Task details
Return exactly and only these lines: the first of the listing through the one containing "XAxis, YAxis, ReferenceLine".

━━━ Raw data

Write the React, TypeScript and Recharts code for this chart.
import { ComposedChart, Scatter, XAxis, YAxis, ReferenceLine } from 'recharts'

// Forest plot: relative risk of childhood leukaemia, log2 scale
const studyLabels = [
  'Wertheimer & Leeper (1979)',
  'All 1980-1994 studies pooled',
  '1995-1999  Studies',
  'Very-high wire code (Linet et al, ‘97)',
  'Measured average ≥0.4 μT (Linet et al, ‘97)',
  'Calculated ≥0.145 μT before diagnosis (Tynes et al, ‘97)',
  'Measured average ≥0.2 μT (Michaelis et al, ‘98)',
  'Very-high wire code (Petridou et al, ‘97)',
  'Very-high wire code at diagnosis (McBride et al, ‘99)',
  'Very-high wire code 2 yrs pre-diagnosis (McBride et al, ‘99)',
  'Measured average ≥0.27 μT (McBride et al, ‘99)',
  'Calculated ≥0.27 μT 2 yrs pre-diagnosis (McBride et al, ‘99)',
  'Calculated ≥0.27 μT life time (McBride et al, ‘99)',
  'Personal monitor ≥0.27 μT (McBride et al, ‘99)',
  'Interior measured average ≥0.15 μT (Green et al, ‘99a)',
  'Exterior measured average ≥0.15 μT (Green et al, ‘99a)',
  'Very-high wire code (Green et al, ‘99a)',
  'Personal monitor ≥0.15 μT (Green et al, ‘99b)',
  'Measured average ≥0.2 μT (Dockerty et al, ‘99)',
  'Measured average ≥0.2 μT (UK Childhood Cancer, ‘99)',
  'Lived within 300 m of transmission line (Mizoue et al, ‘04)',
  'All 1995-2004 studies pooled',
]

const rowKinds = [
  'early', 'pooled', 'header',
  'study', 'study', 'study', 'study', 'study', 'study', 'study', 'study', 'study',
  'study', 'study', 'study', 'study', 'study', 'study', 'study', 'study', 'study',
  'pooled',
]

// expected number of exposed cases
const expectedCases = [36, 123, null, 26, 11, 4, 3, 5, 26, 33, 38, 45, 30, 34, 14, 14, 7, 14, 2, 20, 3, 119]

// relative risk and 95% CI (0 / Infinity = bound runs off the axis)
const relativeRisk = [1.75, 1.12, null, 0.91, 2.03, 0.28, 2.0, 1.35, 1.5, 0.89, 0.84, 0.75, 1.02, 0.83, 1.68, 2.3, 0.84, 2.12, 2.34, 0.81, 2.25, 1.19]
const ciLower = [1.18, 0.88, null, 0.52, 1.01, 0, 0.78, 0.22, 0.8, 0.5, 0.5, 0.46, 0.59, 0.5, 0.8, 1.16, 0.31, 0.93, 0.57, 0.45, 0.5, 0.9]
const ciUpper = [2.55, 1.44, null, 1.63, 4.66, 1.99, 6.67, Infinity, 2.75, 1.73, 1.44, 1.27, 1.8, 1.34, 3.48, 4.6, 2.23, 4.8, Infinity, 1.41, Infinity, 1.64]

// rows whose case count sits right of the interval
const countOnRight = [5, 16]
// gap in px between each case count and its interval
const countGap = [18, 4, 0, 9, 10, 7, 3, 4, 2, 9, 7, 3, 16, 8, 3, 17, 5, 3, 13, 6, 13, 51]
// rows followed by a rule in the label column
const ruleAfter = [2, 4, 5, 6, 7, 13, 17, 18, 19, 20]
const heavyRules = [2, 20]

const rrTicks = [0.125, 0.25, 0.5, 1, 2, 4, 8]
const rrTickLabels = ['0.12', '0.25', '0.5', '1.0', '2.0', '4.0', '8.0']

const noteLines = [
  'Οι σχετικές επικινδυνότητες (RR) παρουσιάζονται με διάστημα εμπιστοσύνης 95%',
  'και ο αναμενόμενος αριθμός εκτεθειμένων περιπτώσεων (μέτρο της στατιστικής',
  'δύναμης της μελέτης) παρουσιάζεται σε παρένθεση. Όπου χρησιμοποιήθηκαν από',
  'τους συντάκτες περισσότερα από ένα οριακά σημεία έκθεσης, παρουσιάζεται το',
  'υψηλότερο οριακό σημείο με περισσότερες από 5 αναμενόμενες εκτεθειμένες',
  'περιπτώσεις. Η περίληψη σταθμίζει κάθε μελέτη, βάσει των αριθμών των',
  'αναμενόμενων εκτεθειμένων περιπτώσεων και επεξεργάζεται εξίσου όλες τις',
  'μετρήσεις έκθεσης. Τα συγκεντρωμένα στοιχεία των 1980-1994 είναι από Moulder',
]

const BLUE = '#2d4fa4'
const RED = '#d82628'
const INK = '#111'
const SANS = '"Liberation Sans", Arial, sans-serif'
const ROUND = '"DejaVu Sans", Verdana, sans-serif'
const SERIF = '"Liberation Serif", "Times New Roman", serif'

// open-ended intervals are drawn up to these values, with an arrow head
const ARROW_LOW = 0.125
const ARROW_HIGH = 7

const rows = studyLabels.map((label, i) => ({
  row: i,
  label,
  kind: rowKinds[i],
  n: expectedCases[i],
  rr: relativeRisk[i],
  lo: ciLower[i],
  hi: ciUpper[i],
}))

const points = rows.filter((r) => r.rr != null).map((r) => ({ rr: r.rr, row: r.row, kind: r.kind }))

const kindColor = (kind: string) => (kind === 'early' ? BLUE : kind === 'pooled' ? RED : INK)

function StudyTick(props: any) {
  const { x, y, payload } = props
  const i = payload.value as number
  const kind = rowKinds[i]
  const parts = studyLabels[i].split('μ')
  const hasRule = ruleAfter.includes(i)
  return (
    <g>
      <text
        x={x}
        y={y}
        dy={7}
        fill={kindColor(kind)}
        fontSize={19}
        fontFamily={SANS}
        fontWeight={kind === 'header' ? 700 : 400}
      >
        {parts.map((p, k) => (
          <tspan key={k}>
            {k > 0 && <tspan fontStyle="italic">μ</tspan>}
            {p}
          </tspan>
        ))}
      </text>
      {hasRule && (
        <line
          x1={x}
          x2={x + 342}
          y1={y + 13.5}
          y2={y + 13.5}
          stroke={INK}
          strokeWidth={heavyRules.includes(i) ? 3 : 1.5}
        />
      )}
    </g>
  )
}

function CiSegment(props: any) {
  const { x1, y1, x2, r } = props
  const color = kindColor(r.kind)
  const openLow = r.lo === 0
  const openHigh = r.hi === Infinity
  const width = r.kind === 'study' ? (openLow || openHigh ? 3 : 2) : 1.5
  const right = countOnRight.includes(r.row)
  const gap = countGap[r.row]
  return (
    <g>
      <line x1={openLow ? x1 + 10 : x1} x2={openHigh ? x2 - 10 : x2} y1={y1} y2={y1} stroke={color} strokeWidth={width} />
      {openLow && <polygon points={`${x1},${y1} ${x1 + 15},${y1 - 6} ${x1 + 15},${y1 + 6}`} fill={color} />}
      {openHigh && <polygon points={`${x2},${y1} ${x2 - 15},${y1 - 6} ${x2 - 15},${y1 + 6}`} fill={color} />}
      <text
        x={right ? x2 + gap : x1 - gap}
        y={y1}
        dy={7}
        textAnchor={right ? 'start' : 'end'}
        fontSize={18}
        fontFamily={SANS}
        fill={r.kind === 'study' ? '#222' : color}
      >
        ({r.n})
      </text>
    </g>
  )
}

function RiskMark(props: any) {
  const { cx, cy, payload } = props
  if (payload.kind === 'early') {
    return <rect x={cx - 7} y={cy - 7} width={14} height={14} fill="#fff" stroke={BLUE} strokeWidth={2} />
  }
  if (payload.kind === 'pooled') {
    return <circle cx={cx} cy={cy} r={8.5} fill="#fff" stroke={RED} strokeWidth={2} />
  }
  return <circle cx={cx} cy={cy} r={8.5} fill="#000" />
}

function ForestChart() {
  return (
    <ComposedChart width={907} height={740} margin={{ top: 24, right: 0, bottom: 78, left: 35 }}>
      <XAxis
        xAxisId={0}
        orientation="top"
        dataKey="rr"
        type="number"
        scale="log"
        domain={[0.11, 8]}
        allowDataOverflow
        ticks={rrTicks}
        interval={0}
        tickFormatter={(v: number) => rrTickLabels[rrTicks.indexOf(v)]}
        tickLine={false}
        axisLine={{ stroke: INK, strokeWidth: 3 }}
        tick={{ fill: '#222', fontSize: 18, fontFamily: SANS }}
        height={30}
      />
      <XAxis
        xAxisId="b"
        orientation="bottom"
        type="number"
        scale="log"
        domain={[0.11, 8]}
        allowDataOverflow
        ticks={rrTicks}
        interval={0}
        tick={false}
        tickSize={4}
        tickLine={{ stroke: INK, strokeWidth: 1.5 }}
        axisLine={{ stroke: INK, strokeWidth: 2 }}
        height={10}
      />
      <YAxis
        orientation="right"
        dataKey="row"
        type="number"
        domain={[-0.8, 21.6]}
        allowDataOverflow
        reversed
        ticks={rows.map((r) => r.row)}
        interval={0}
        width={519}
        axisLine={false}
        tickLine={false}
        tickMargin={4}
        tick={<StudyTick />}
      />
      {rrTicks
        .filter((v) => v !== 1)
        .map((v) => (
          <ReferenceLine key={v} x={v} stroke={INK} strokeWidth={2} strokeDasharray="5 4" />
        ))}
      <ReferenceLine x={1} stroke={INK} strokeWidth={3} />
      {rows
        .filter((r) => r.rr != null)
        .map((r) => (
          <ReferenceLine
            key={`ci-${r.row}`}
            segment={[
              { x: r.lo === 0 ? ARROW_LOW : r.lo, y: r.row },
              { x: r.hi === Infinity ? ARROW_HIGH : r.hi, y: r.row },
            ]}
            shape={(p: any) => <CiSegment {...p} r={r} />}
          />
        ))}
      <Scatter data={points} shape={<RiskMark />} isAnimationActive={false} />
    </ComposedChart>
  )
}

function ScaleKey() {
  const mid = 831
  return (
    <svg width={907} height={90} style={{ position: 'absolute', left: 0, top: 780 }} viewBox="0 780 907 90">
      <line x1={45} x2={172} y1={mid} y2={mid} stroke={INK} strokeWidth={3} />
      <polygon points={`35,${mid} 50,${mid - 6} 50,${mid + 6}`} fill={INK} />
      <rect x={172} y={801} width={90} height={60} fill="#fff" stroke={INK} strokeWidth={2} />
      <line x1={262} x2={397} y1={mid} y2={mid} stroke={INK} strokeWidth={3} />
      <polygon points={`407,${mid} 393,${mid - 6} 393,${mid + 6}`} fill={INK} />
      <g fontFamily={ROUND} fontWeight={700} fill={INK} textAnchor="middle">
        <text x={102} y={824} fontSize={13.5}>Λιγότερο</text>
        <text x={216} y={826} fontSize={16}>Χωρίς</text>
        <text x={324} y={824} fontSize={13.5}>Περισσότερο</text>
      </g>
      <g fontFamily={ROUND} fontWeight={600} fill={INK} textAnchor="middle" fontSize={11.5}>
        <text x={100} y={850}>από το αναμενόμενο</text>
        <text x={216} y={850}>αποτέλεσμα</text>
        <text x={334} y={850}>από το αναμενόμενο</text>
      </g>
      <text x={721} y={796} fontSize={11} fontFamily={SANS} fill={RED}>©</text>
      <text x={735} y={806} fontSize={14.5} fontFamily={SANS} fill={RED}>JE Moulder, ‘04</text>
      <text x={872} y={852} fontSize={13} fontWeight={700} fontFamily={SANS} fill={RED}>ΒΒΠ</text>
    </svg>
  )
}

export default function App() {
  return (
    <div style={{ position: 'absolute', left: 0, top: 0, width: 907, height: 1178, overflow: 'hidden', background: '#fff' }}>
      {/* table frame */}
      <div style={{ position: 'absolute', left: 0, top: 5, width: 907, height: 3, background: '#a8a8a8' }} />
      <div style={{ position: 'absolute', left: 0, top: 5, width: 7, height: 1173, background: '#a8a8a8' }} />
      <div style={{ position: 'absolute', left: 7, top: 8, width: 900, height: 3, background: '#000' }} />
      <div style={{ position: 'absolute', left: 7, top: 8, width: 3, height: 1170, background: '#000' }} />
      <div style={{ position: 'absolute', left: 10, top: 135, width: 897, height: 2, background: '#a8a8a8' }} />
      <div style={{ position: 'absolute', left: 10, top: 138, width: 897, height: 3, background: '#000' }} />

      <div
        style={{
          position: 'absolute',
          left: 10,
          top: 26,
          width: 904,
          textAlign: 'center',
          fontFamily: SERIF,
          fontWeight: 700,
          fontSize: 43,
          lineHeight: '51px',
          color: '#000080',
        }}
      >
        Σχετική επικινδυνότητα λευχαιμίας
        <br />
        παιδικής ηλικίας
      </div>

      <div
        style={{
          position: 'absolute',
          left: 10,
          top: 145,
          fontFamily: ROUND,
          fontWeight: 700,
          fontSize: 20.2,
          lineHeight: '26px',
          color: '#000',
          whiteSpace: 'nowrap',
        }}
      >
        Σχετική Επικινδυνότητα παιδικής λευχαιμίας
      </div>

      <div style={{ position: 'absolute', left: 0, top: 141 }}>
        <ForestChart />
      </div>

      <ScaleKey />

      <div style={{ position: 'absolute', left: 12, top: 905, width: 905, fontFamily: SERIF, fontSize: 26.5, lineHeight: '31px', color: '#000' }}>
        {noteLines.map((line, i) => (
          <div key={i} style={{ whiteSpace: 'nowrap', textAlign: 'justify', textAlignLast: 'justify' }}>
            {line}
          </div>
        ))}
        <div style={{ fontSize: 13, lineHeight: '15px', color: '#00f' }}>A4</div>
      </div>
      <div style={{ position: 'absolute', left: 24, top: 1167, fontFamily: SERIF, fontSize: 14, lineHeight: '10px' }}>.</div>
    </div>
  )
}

━━━━━━

Exercise answer
Write the React, TypeScript and Recharts code for this chart.
import { ComposedChart, Scatter, XAxis, YAxis, ReferenceLine } from 'recharts'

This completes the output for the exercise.